El negocio no es propio, por
supuesto. Su jefe le paga 110 pesos diarios por seis o siete horas de trabajo,
según. Dice vender un promedio de 300 tacos al día, a seis pesos la pieza. Hay
días buenos que llega a los 400. Tan solo su patrón tiene 35 canasteros, que
trabajan preferentemente en calles de la delegación Benito Juárez. Al terminar
su jornada diaria entrega a su empleador un promedio de mil 800 pesos, la venta
de un día. No tienen ningún tipo de prestaciones ni seguridad en su empleo. Lo
pueden correr de un día para otro.
Cada semana, por otro lado, nuestro
taquero tiene que entregar mil 500 pesos a los inspectores de vía pública de la
delegación. Es la cuota. “Esa la paga el patrón”, me aclara el muchacho. Son
seis mil pesos mensuales por canastero. Ese solo empleador tiene que pagar
mordidas por unos 210 mil pesos al mes para que sus 35 taqueros puedan trabajar
en la vía pública sin problema. Sus ventas, en una estimación moderada, superan
un millón 300 mil pesos mensuales. Y hay patrones que tienen 100 canasteros o
más. Échele lápiz.
Los
vendedores sujetos a la extorsión son preferentemente aquellos que carecen de
permiso. En la delegación Benito Juárez son más de tres mil. La cuota puede significar un ingreso ilegal
de más de 20 millones de pesos al mes, cuyo destino es por supuesto un
misterio. De ese botín participan no sólo los inspectores de vía pública de la
Delegación y sus jefes. También los policías y los tripulantes de las
camionetas que debieran levantar a los informales e incautarles su mercancía.
Otro rubro
del negocio lo constituye el gremio de los informales que expenden una
diversidad de productos, principalmente alimentos, en los puestos metálicos
llamados fijos. Un delegado panista me
confió, “con los pelos en la mano” que uno de esos puestos puede vender entre
tres mil y cinco mil pesos diarios. La inmensa mayoría de quienes despachan en
esas taquerías, torterías, juguerías y fritanguerías callejeras, tampoco son
dueños. Un solo puesto puede rendir entre 250 mil y 300 mil pesos mensuales.
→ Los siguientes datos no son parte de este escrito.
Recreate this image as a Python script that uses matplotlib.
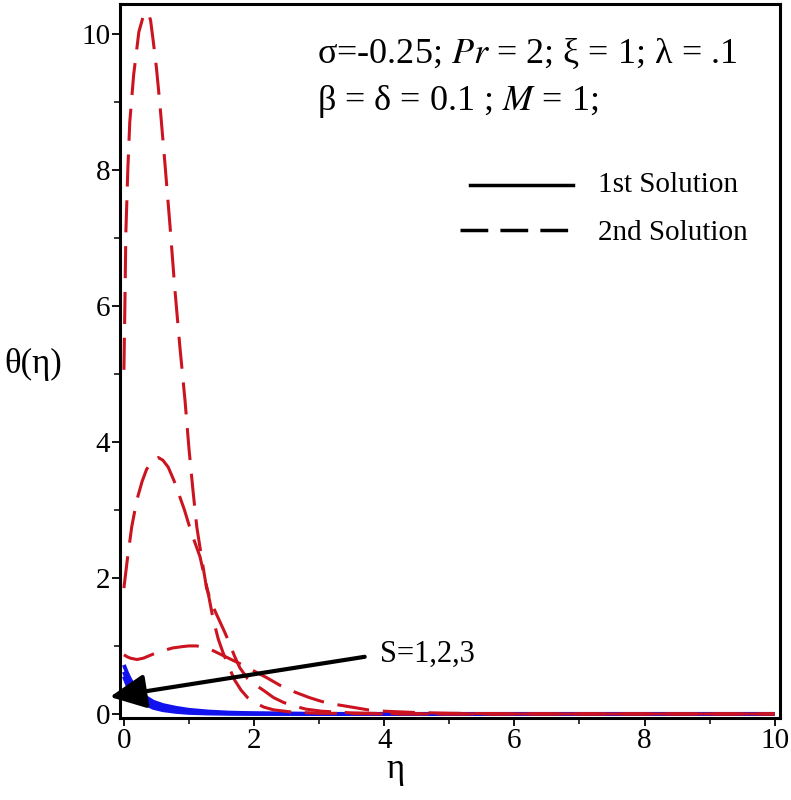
import matplotlib
matplotlib.use("Agg")
import matplotlib.pyplot as plt

plt.rcParams['font.family'] = ['Liberation Serif', 'DejaVu Serif']
plt.rcParams['mathtext.fontset'] = 'stix'

# ---- data ----
eta_b1 = [0, 0.05, 0.1, 0.2, 0.3, 0.45, 0.6, 0.8, 1.0, 1.3, 1.6, 2.0, 3.0, 10]
theta_b1 = [0.72, 0.6, 0.5, 0.36, 0.27, 0.18, 0.13, 0.09, 0.06, 0.035, 0.02, 0.01, 0.0, 0.0]
eta_b2 = [0, 0.05, 0.1, 0.2, 0.3, 0.45, 0.6, 0.8, 1.0, 1.3, 1.6, 2.0, 3.0, 10]
theta_b2 = [0.62, 0.5, 0.41, 0.29, 0.21, 0.13, 0.09, 0.06, 0.04, 0.02, 0.01, 0.005, 0.0, 0.0]
eta_b3 = [0, 0.05, 0.1, 0.2, 0.3, 0.45, 0.6, 0.8, 1.0, 1.3, 1.6, 2.0, 3.0, 10]
theta_b3 = [0.55, 0.43, 0.34, 0.23, 0.16, 0.09, 0.055, 0.03, 0.015, 0.006, 0.002, 0.0, 0.0, 0.0]

eta_rA = [0, 0.015, 0.03, 0.06, 0.09, 0.15, 0.23, 0.3, 0.37, 0.41, 0.45, 0.5, 0.55,
          0.63, 0.71, 0.78, 0.86, 0.94, 1.0, 1.06, 1.12, 1.2, 1.27, 1.35, 1.43, 1.55,
          1.63, 1.7, 1.78, 1.9, 2.0, 2.14, 2.3, 2.45, 2.6, 2.8, 3.04, 3.5, 4.0, 5.0, 10]
theta_rA = [5.06, 6.0, 7.07, 8.0, 8.7, 9.4, 10.03, 10.27, 10.32, 10.2, 9.9, 9.5, 9.0,
            8.1, 7.16, 6.28, 5.4, 4.6, 3.9, 3.3, 2.75, 2.26, 1.85, 1.62, 1.45, 1.2,
            1.02, 0.85, 0.68, 0.52, 0.44, 0.35, 0.24, 0.17, 0.12, 0.07, 0.04, 0.015, 0.005, 0.0, 0.0]
eta_rB = [0, 0.05, 0.12, 0.2, 0.28, 0.35, 0.45, 0.53, 0.6, 0.68, 0.77, 0.86, 0.93,
          1.0, 1.08, 1.17, 1.23, 1.29, 1.37, 1.45, 1.52, 1.6, 1.7, 1.8, 1.9, 1.98,
          2.15, 2.3, 2.6, 3.0, 4.0, 10]
theta_rB = [1.85, 2.25, 2.75, 3.15, 3.42, 3.6, 3.73, 3.77, 3.73, 3.63, 3.43, 3.19, 3.0,
            2.78, 2.55, 2.31, 2.05, 1.8, 1.4, 1.1, 0.91, 0.72, 0.5, 0.35, 0.24, 0.18,
            0.1, 0.06, 0.025, 0.01, 0.0, 0.0]
eta_rC = [0, 0.05, 0.1, 0.2, 0.3, 0.4, 0.5, 0.6, 0.75, 0.9, 1.0, 1.12, 1.25, 1.35,
          1.5, 1.65, 1.78, 2.0, 2.2, 2.4, 2.63, 2.85, 3.05, 3.25, 3.5, 3.75, 4.0,
          4.5, 5.0, 6.0, 10]
theta_rC = [0.87, 0.84, 0.82, 0.8, 0.82, 0.86, 0.9, 0.93, 0.97, 0.99, 1.0, 1.0, 0.97, 0.94,
            0.87, 0.8, 0.74, 0.63, 0.53, 0.42, 0.32, 0.24, 0.18, 0.14, 0.1, 0.06, 0.04,
            0.02, 0.01, 0.0, 0.0]

xticks = [0, 2, 4, 6, 8, 10]
yticks = [0, 2, 4, 6, 8, 10]
legend_labels = ['1st Solution', '2nd Solution']

fig = plt.figure(figsize=(7.91, 8.0), dpi=100)
ax = fig.add_axes([0.1517, 0.1025, 0.8343, 0.8925])

blue = '#1212ee'
red = '#cc1420'
for e, t in [(eta_b1, theta_b1), (eta_b2, theta_b2), (eta_b3, theta_b3)]:
    ax.plot(e, t, color=blue, lw=2.8, solid_capstyle='butt', solid_joinstyle='round')
for e, t in [(eta_rA, theta_rA), (eta_rB, theta_rB), (eta_rC, theta_rC)]:
    ax.plot(e, t, color=red, lw=2.2, dashes=(10.5, 4.5))

ax.set_xlim(-0.06, 10.08)
ax.set_ylim(-0.06, 10.44)
ax.set_xticks(xticks)
ax.set_yticks(yticks)
ax.set_xticks([1, 3, 5, 7, 9], minor=True)
ax.set_yticks([1, 3, 5, 7, 9], minor=True)
ax.tick_params(which='major', direction='out', length=6, width=1.3, labelsize=21, pad=1)
ax.tick_params(which='minor', direction='out', length=4, width=1.1)
for s in ax.spines.values():
    s.set_linewidth(2.2)

fig.text(0.0417, 0.544, 'θ(η)', fontsize=25, ha='center', va='center')
fig.text(0.4995, 0.038, 'η', fontsize=25, ha='center', va='center')

ax.text(0.298, 0.917, r'σ=-0.25; $Pr$ = 2; ξ = 1; λ = .1', transform=ax.transAxes,
        fontsize=26, ha='left', va='baseline')
ax.text(0.298, 0.852, r'β = δ = 0.1 ; $M$ = 1;', transform=ax.transAxes,
        fontsize=26, ha='left', va='baseline')

# legend drawn in axes coordinates
ax.plot([0.530, 0.686], [0.7465, 0.7465], color='k', lw=2.5, transform=ax.transAxes)
ax.plot([0.515, 0.686], [0.6835, 0.6835], color='k', lw=2.5, dashes=(8, 3.5),
        transform=ax.transAxes)
ax.text(0.724, 0.7367, legend_labels[0], transform=ax.transAxes, fontsize=21,
        ha='left', va='baseline')
ax.text(0.724, 0.6695, legend_labels[1], transform=ax.transAxes, fontsize=21,
        ha='left', va='baseline')

ax.annotate('', xy=(-0.215, 0.25), xytext=(3.7, 0.84),
            arrowprops=dict(arrowstyle='-|>,head_length=2.2,head_width=1.05',
                            color='k', lw=3, shrinkA=0, shrinkB=0),
            annotation_clip=False)
ax.text(3.93, 0.87, 'S=1,2,3', fontsize=22, ha='left', va='center')

fig.savefig('out.png', dpi=100)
Y hay quienes acaparan hasta 20 de
esos puestos metálicos. Son pulpos. En Benito Juárez, por ejemplo, los
ambulantes autorizados están afiliados a una organización, por supuesto
informal, que lidera Esteban Oliva, una mafia. Este sujeto participa no solo de las
cuotas de sus agremiados, sino de un
negocio paralelo, coludido con autoridades delegacionales: la fabricación y
venta de puestos metálicos “oficiales”, autorizado su diseño y características
por la propia Delegación, con la coartada de “dignificar” su presencia en las
calles. Cada puesto puede costar
hasta 150 mil pesos.
El PAN y sus gobiernos
delegacionales, especialmente el del impresentable Jorge Romero Herrera
(2012-2015), además de participar en el negocio, afiliaron masivamente a
cientos de ambulantes como militantes de su partido.
Y es que el ambulantaje tiene
también, obviamente, un valor político. Si bien los gobiernos del PRI en la capital tenían como
prioridad el retirar a los informales de las calles para concentrarlos en
plazas y mercados, los gobiernos del PRD han asumido frente a ese fenómeno una
actitud populista, demagógica y corporativa.
Cuauhtémoc Cárdenas Solórzano optó
por “regularizarlos” a través de la expedición masiva de permisos, en las
cuales aún hoy se amparan. Sus sucesores al frente del gobierno capitalino no
han atinado a una solución cabal del problema, si acaso lo han intentado. Los
ambulantes significan mucho dinero, millones y millones de pesos. Y también
votos y fuerzas de choque. Pobrecitos.